Defining our Students
Our students aren’t just our students – they come to feel like our family. We invest a lot of time, love, and energy in each other. We make music together in the lesson, they devote time to practice at home, and they perform in festivals and competitions several times a year. Some practice far more in a week than I do! We want the best for them yet this is the definition of a student: one who studies a subject. I don’t think this is truly how we wish to define their experience.
What if, instead of defining them as students, we define them as musicians?

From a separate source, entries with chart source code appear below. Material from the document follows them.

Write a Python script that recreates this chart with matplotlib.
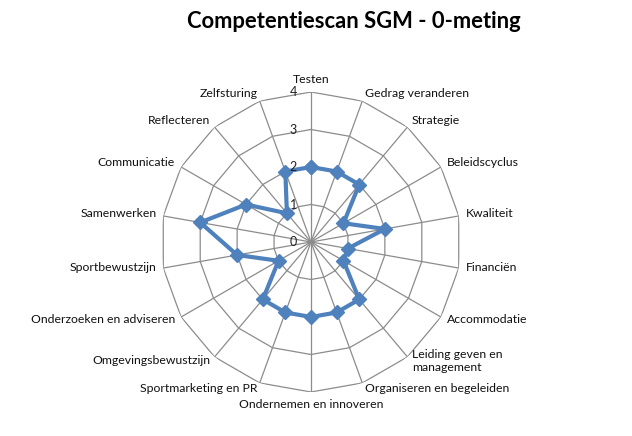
import numpy as np
import matplotlib
matplotlib.use("Agg")
import matplotlib.pyplot as plt

categories = ["Testen", "Gedrag veranderen", "Strategie", "Beleidscyclus", "Kwaliteit",
              "Financiën", "Accommodatie", "Leiding geven en\nmanagement",
              "Organiseren en begeleiden", "Ondernemen en innoveren",
              "Sportmarketing en PR", "Omgevingsbewustzijn", "Onderzoeken en adviseren",
              "Sportbewustzijn", "Samenwerken", "Communicatie", "Reflecteren", "Zelfsturing"]
values = [2, 2, 2, 1, 2, 1, 1, 2, 2, 2, 2, 2, 1, 2, 3, 2, 1, 2]
rticks = [0, 1, 2, 3, 4]
title = "Competentiescan SGM - 0-meting"

plt.rcParams['font.family'] = ['Lato', 'DejaVu Sans']

W, H = 632, 436
fig = plt.figure(figsize=(W / 100, H / 100), dpi=100)
cx, cy, R = 311, 242, 150
ax = fig.add_axes([(cx - R) / W, (H - cy - R) / H, 2 * R / W, 2 * R / H], polar=True)
ax.set_theta_zero_location('N')
ax.set_theta_direction(-1)
ax.set_ylim(0, 4)
ax.grid(False)
ax.spines['polar'].set_visible(False)
ax.set_xticks([])
ax.set_yticks([])
ax.patch.set_alpha(0)

n = len(categories)
theta = np.arange(n) * 2 * np.pi / n
gc = '#8c8c8c'
for r in rticks[1:]:
    ax.plot(np.append(theta, theta[0]), [r] * (n + 1), color=gc, lw=0.9, zorder=1)
for t in theta:
    ax.plot([t, t], [0, rticks[-1]], color=gc, lw=0.9, zorder=1)

ax.plot(np.append(theta, theta[0]), values + values[:1], color='#4F81BD', lw=3.0,
        marker='D', markersize=7, zorder=3, clip_on=False)

for r in rticks:
    ax.annotate(str(r), xy=(0, r), xytext=(-10, 0), textcoords='offset points',
                ha='right', va='center', fontsize=9, color='#222222')

for t, lab in zip(theta, categories):
    s, c = np.sin(t), np.cos(t)
    if abs(s) < 0.01:
        ha = 'center'
        va = 'bottom' if c > 0 else 'top'
    else:
        ha = 'left' if s > 0 else 'right'
        va = 'center'
    dx, dy = s * 5, c * 5
    if ha != 'center':
        dy += 1
    ax.annotate(lab, xy=(t, 4), xytext=(dx, dy), textcoords='offset points',
                ha=ha, va=va, fontsize=8.8, color='#111111', annotation_clip=False)

fig.text(354 / W, 1 - 21 / H, title, ha='center', va='center', fontsize=15.8,
         fontweight='bold', color='black')

fig.savefig('out.png', dpi=100)
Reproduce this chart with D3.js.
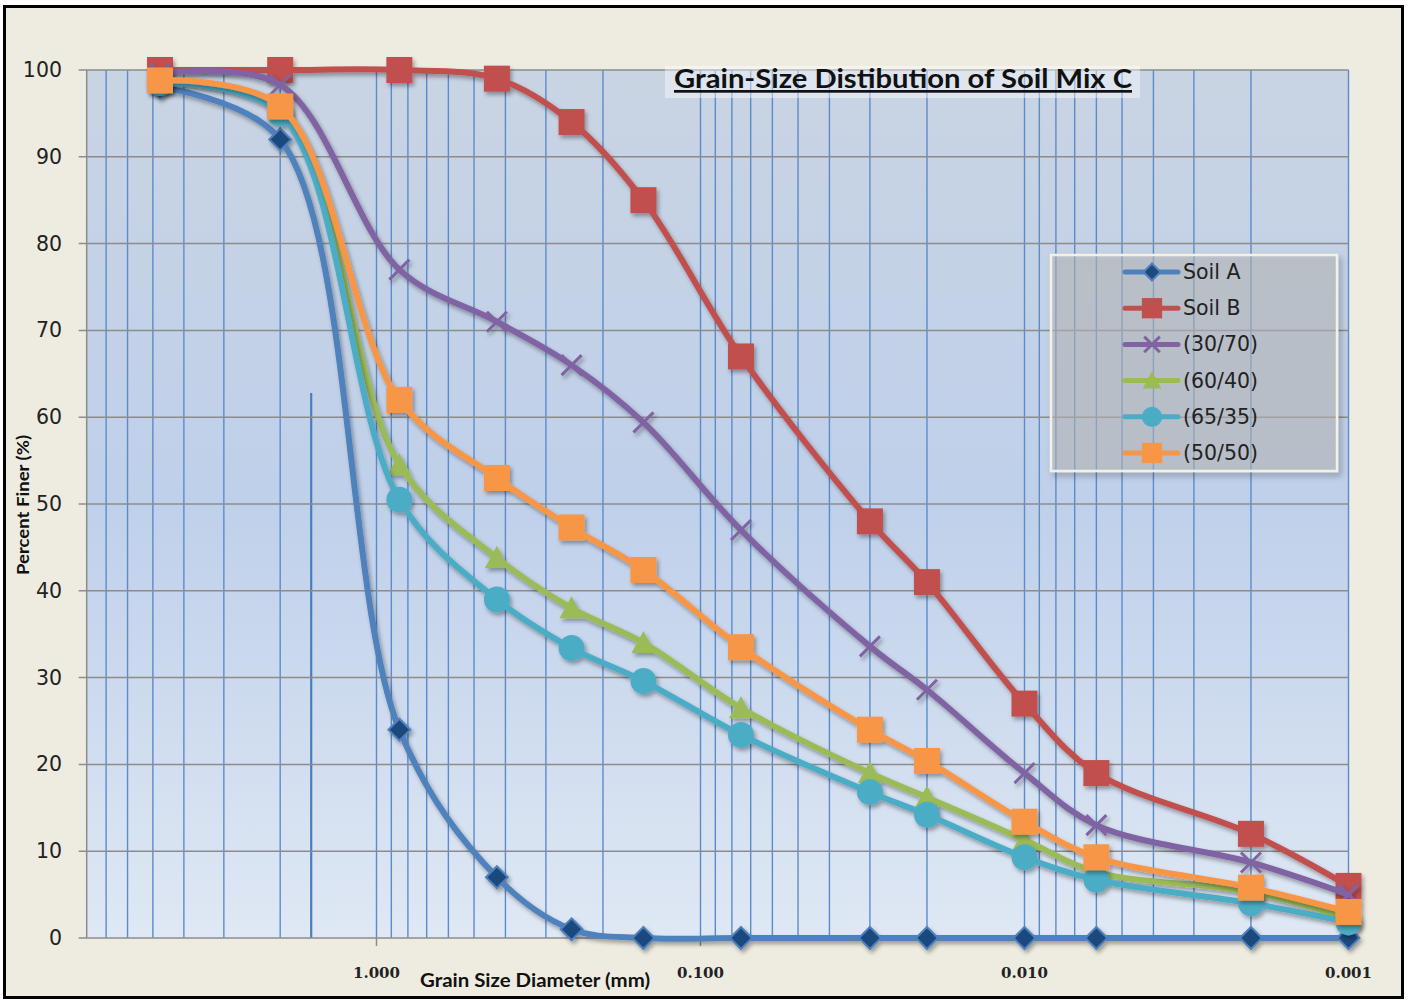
<!DOCTYPE html>
<html><head><meta charset="utf-8">
<script src="https://cdn.jsdelivr.net/npm/d3@7"></script>
<style>html,body{margin:0;padding:0;background:#fff;}svg{display:block;}</style>
</head><body>
<svg id="chart" width="1408" height="1000"></svg>
<script>
// ---- data ----
const grainSizes = [4.75, 2.0, 0.85, 0.425, 0.25, 0.15, 0.075, 0.03, 0.02, 0.01, 0.006, 0.002, 0.001];
const seriesNames = ["Soil A", "Soil B", "(30/70)", "(60/40)", "(65/35)", "(50/50)"];
const soilA   = [98, 92, 24, 7, 1, 0, 0, 0, 0, 0, 0, 0, 0];
const soilB   = [100, 100, 100, 99, 94, 85, 67, 48, 41, 27, 19, 12, 6];
const mix3070 = [99.6, 98.3, 77, 71, 66, 59.4, 47, 33.6, 28.6, 19, 13, 8.7, 5];
const mix6040 = [98.8, 95.5, 54.5, 43.8, 38, 34, 26.5, 19, 16.2, 11.3, 7.6, 5.3, 2.3];
const mix6535 = [98.5, 95, 50.5, 39, 33.4, 29.6, 23.4, 16.8, 14.2, 9.3, 6.7, 4, 1.8];
const mix5050 = [98.8, 95.8, 62, 53, 47.3, 42.4, 33.5, 24, 20.4, 13.4, 9.3, 5.8, 3];
const yTicks = [0, 10, 20, 30, 40, 50, 60, 70, 80, 90, 100];
const xLabelTicks = [1, 0.1, 0.01, 0.001];
const xTickFormat = v => v.toFixed(3);
const annotationLine = {size: 1.6, top: 62.8};
const titleText = "Grain-Size Distibution of Soil Mix C";
const xTitle = "Grain Size Diameter (mm)";
const yTitle = "Percent Finer (%)";

const styles = [
  {line:"#4f81bd", fill:"#1f497d", stroke:"#4f81bd", shape:"diamond"},
  {line:"#c0504d", fill:"#c0504d", stroke:"none", shape:"square"},
  {line:"#8064a2", fill:"none", stroke:"#8064a2", shape:"x"},
  {line:"#9bbb59", fill:"#9bbb59", stroke:"none", shape:"triangle"},
  {line:"#4bacc6", fill:"#4bacc6", stroke:"none", shape:"circle"},
  {line:"#f79646", fill:"#f79646", stroke:"none", shape:"square"}
];
const allValues = [soilA, soilB, mix3070, mix6040, mix6535, mix5050];

// ---- layout ----
const svg = d3.select("#chart");
const L = 86.7, R = 1348.5, T = 70, B = 938;
const x = d3.scaleLog().domain([8.05, 1, 0.001]).range([L, 376.5, R]);
const y = d3.scaleLinear().domain([0, 100]).range([B, T]);

const defs = svg.append("defs");
const grad = defs.append("linearGradient").attr("id","bg").attr("x1",0).attr("y1",0).attr("x2",0).attr("y2",1);
grad.append("stop").attr("offset","0%").attr("stop-color","#c9d4e3");
grad.append("stop").attr("offset","50%").attr("stop-color","#bfd0ea");
grad.append("stop").attr("offset","100%").attr("stop-color","#dfe8f4");
const sh = defs.append("filter").attr("id","shadow").attr("x","-10%").attr("y","-10%").attr("width","120%").attr("height","120%");
sh.append("feDropShadow").attr("dx",2).attr("dy",3).attr("stdDeviation",2).attr("flood-color","#000").attr("flood-opacity",0.35);
const sh2 = defs.append("filter").attr("id","shadow2").attr("x","-10%").attr("y","-10%").attr("width","130%").attr("height","130%");
sh2.append("feDropShadow").attr("dx",3).attr("dy",4).attr("stdDeviation",3).attr("flood-color","#000").attr("flood-opacity",0.3);

// outer background
svg.append("rect").attr("x",0).attr("y",0).attr("width",1408).attr("height",1000).attr("fill","#fff");
svg.append("rect").attr("x",4.5).attr("y",6.5).attr("width",1398).attr("height",991)
  .attr("fill","#eeece1").attr("stroke","#000").attr("stroke-width",3);

// plot area
svg.append("rect").attr("x",L).attr("y",T).attr("width",R-L).attr("height",B-T).attr("fill","url(#bg)");

// vertical gridlines
const xGrid = x.ticks().filter(d => x(d) > L + 3);
svg.append("g").selectAll("line").data(xGrid).join("line")
  .attr("x1",d=>x(d)).attr("x2",d=>x(d)).attr("y1",T).attr("y2",B)
  .attr("stroke","#5a8ccc").attr("stroke-width",1.4);
// annotation line
svg.append("line").attr("x1",x(annotationLine.size)).attr("x2",x(annotationLine.size))
  .attr("y1",y(annotationLine.top)).attr("y2",B).attr("stroke","#4a7ebb").attr("stroke-width",2.2);

// horizontal gridlines
svg.append("g").selectAll("line").data(yTicks).join("line")
  .attr("x1",L-8).attr("x2",R).attr("y1",d=>y(d)).attr("y2",d=>y(d))
  .attr("stroke","#8c8c8c").attr("stroke-width",1.5);
// left axis line
svg.append("line").attr("x1",L).attr("x2",L).attr("y1",T).attr("y2",B).attr("stroke","#8c8c8c").attr("stroke-width",1.5);
// x tick marks
svg.append("g").selectAll("line").data(xLabelTicks).join("line")
  .attr("x1",d=>x(d)).attr("x2",d=>x(d)).attr("y1",B).attr("y2",B+8)
  .attr("stroke","#8c8c8c").attr("stroke-width",1.5);

// y labels
svg.append("g").selectAll("text").data(yTicks).join("text")
  .attr("x",62).attr("y",d=>y(d)+7).attr("text-anchor","end")
  .attr("font-family","DejaVu Sans").attr("font-size",20.5).attr("fill","#222")
  .text(d=>d);
// x labels
svg.append("g").selectAll("text").data(xLabelTicks).join("text")
  .attr("x",d=>x(d)).attr("y",978).attr("text-anchor","middle")
  .attr("font-family","DejaVu Serif").attr("font-weight","bold").attr("font-size",15).attr("fill","#222")
  .text(xTickFormat);

// axis titles
svg.append("text").attr("x",420).attr("y",987).attr("font-family","Lato").attr("font-weight","bold")
  .attr("font-size",18.5).attr("fill","#111")
  .attr("textLength",230).attr("lengthAdjust","spacingAndGlyphs").text(xTitle);
svg.append("text").attr("transform","translate(29,505) rotate(-90)").attr("text-anchor","middle")
  .attr("font-family","Lato").attr("font-weight","bold").attr("font-size",17).attr("fill","#111")
  .attr("textLength",140).attr("lengthAdjust","spacingAndGlyphs").text(yTitle);

// title
svg.append("rect").attr("x",665).attr("y",66).attr("width",475).attr("height",32).attr("fill","#ffffff").attr("fill-opacity",0.4);
svg.append("text").attr("x",674).attr("y",88)
  .attr("font-family","Lato").attr("font-weight","bold").attr("font-size",27).attr("fill","#111")
  .attr("text-decoration","underline")
  .attr("textLength",458).attr("lengthAdjust","spacingAndGlyphs").text(titleText);

// ---- series ----
const lineGen = d3.line().x(d=>x(d[0])).y(d=>y(d[1])).curve(d3.curveCatmullRom.alpha(0.5));

function drawMarker(g, st, cx, cy, scale) {
  const s = scale || 1;
  if (st.shape === "diamond") {
    const r = 11*s;
    g.append("path").attr("d",`M${cx},${cy-r}L${cx+r},${cy}L${cx},${cy+r}L${cx-r},${cy}Z`)
      .attr("fill",st.fill).attr("stroke",st.stroke).attr("stroke-width",2);
  } else if (st.shape === "square") {
    const h = 13*s;
    g.append("rect").attr("x",cx-h).attr("y",cy-h).attr("width",2*h).attr("height",2*h).attr("fill",st.fill);
  } else if (st.shape === "x") {
    const h = 10*s;
    g.append("path").attr("d",`M${cx-h},${cy-h}L${cx+h},${cy+h}M${cx-h},${cy+h}L${cx+h},${cy-h}`)
      .attr("stroke",st.stroke).attr("stroke-width",3).attr("fill","none");
  } else if (st.shape === "triangle") {
    const h = 12*s;
    g.append("path").attr("d",`M${cx},${cy-h}L${cx+h},${cy+h*0.85}L${cx-h},${cy+h*0.85}Z`).attr("fill",st.fill);
  } else if (st.shape === "circle") {
    g.append("circle").attr("cx",cx).attr("cy",cy).attr("r",13*s).attr("fill",st.fill);
  }
}

allValues.forEach((vals, i) => {
  const st = styles[i];
  const pts = grainSizes.map((g, j) => [g, vals[j]]);
  const g = svg.append("g").attr("filter","url(#shadow)");
  g.append("path").attr("d", lineGen(pts)).attr("fill","none").attr("stroke",st.line)
    .attr("stroke-width",6).attr("stroke-linejoin","round").attr("stroke-linecap","round");
  pts.forEach(p => drawMarker(g, st, x(p[0]), y(p[1])));
});

// ---- legend ----
const lg = svg.append("g");
lg.append("rect").attr("x",1051).attr("y",255).attr("width",286).attr("height",216)
  .attr("fill","#bcbcbc").attr("fill-opacity",0.5).attr("stroke","#f3f1e3").attr("stroke-width",2.5)
  .attr("filter","url(#shadow2)");
seriesNames.forEach((name, i) => {
  const st = styles[i];
  const yy = 272 + i*36.2;
  const g = lg.append("g");
  g.append("line").attr("x1",1125).attr("x2",1178).attr("y1",yy).attr("y2",yy)
    .attr("stroke",st.line).attr("stroke-width",5).attr("stroke-linecap","round");
  drawMarker(g, st, 1152, yy, 0.78);
  g.append("text").attr("x",1183).attr("y",yy+7).attr("font-family","DejaVu Sans").attr("font-size",20.5)
    .attr("fill","#222").text(name);
});
</script>
</body></html>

The word “musician” is a very loaded word. In some circles, it’s an elite word reserved for the most elite performers. According to the definition, however, we can and should be using it to define our students. It is my belief that seeing a musician sitting at our piano gives us an entirely new language with which to speak. We have different expectations of and for them. We see them as our apprentices who will carry on the traditions, culture, and joy of music long after we’ve stopped teaching and performing. They are the future of music and speaking to them as musicians ensures a generation of artists, consumers, and concert-goers who are passionate and excited about that future.
The Language We Speak
The language we use with our students isn’t necessarily a language we say out loud but it is one that speaks loud and clear to our students. Each and every time we are present with our students, we convey who we are as teachers and who we hope they become as musicians. And this is the language I wanted to speak at the MTNA Conference. Not the words I use but the values I hold as a teacher and the values I hope I instill in my pedagogy students. I can only hope that the language of this presentation inspired teachers to explore their own language and philosophies of teaching. And I definitely hope I inspired a language that is better than “good.”
Dr. Andrea McAlister is Associate Professor of Piano Pedagogy at Oberlin College. She has recently presented at the MTNA Conference and the International Society for Music Education World Conference. Dr. McAlister serves on the Executive Committee of the Group Piano and Piano Pedagogy Conference and is Immediate Past President of the Ohio Music Teachers Association.